A jury Friday ordered the Boston Herald to pay $2.1 million for libeling a Superior Court judge, saying it misquoted him as telling lawyers that a 14-year-old rape victim should “get over it.”
In a case closely watched by the media and legal communities, a jury deliberated for more than 20 hours over five days before finding that the newspaper and reporter David Wedge libeled Superior Court Judge Ernest B. Murphy in articles that portrayed him as lenient toward defendants. Another reporter, Jules Crittenden, was cleared.
Murphy claimed Wedge misquoted him as telling lawyers involved in the case about the teenage rape victim: “Tell her to get over it.”
The quote was included in a February 2002 series of Herald articles that said Murphy had been criticized by prosecutors for lenient sentences, including eight years’ probation for a 17-year-old convicted of two rapes and an armed robbery.

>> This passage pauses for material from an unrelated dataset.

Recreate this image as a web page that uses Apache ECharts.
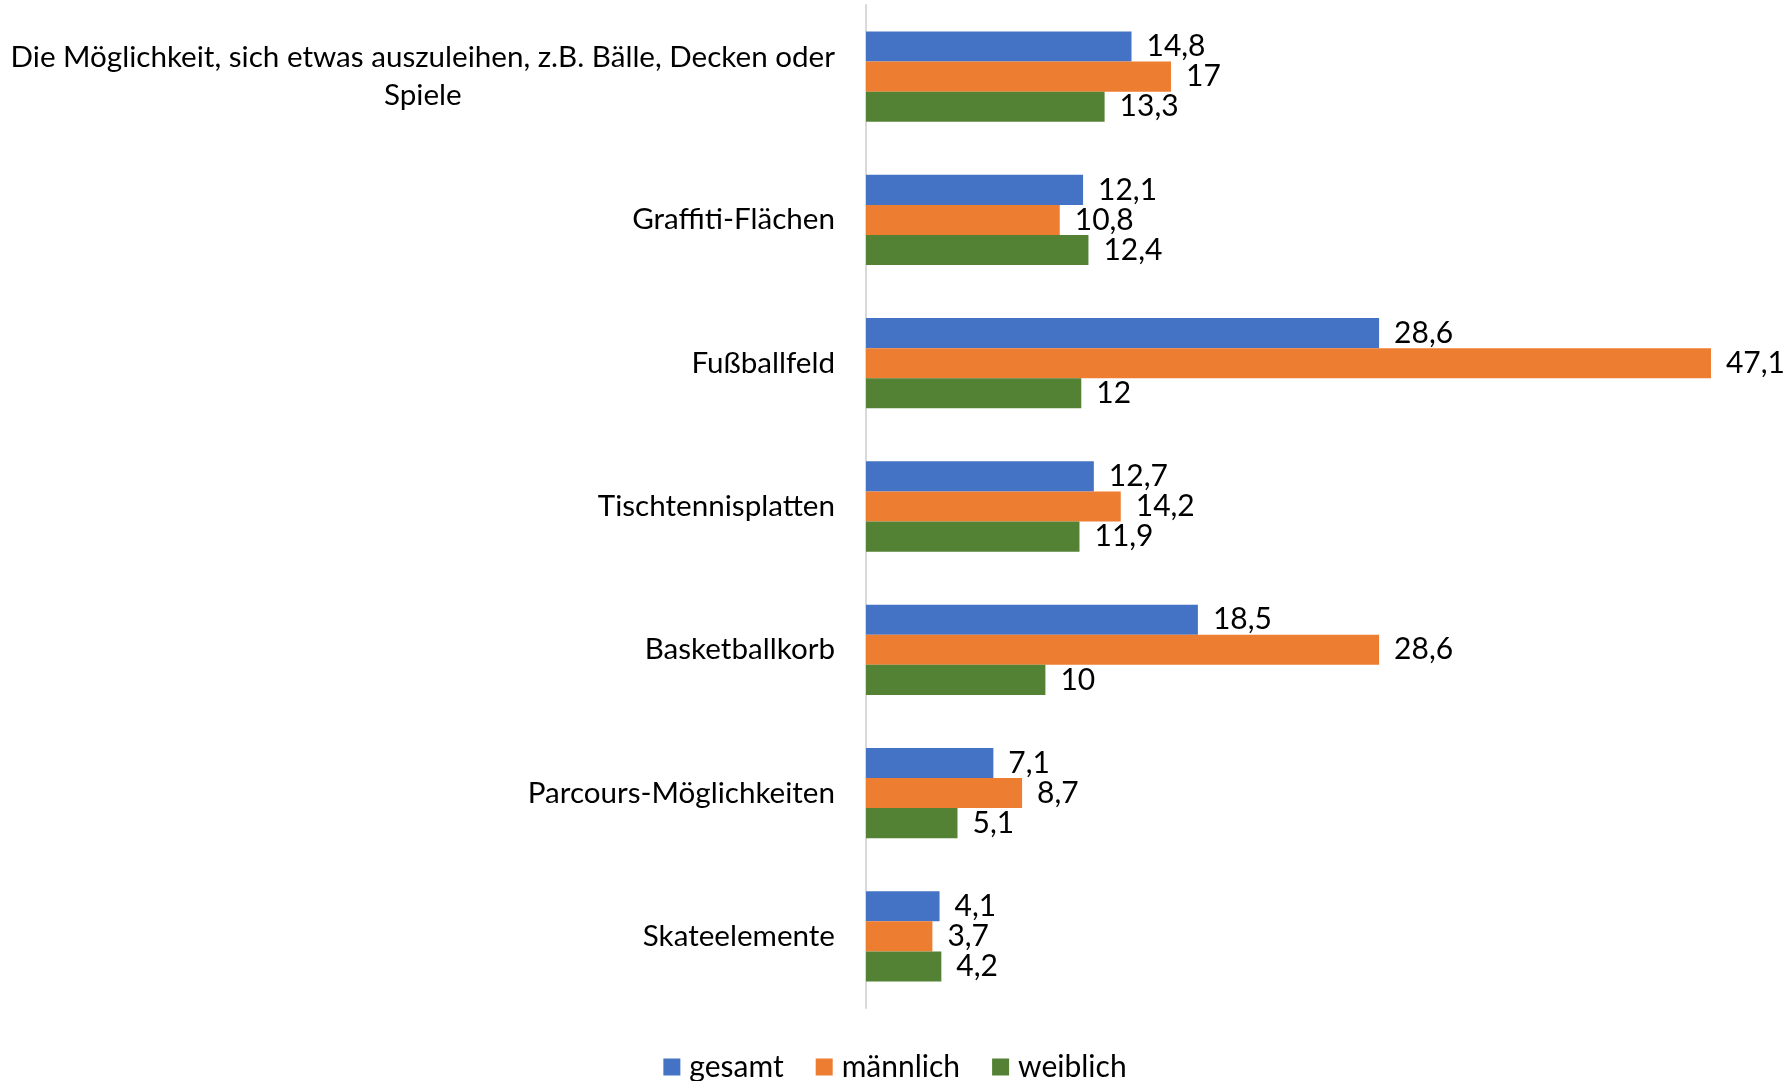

Murphy, 61, sued the Herald and its writers, claiming his comments about the 14-year-old, made in a closed-door meeting with lawyers, were misquoted and taken out of context. The newspaper stood by its reporting.
“I’m feeling obviously very elated and very gratified about what’s happened so far,” Murphy said as he left court after the verdict was read. Later, Murphy said he hoped the verdict would be a warning to journalists around the country.
Patrick J. Purcell, the newspaper’s president and publisher, issued a statement thanking the jury “for their diligence on this very complicated case” but added, “We have complete faith in our reporter David Wedge, and we are confident this decision will be reversed on appeal.”
“We believe the First Amendment allows news organizations to provide uninhibited coverage of government and public figures, and we will continue to cover them vigorously,” Purcell said.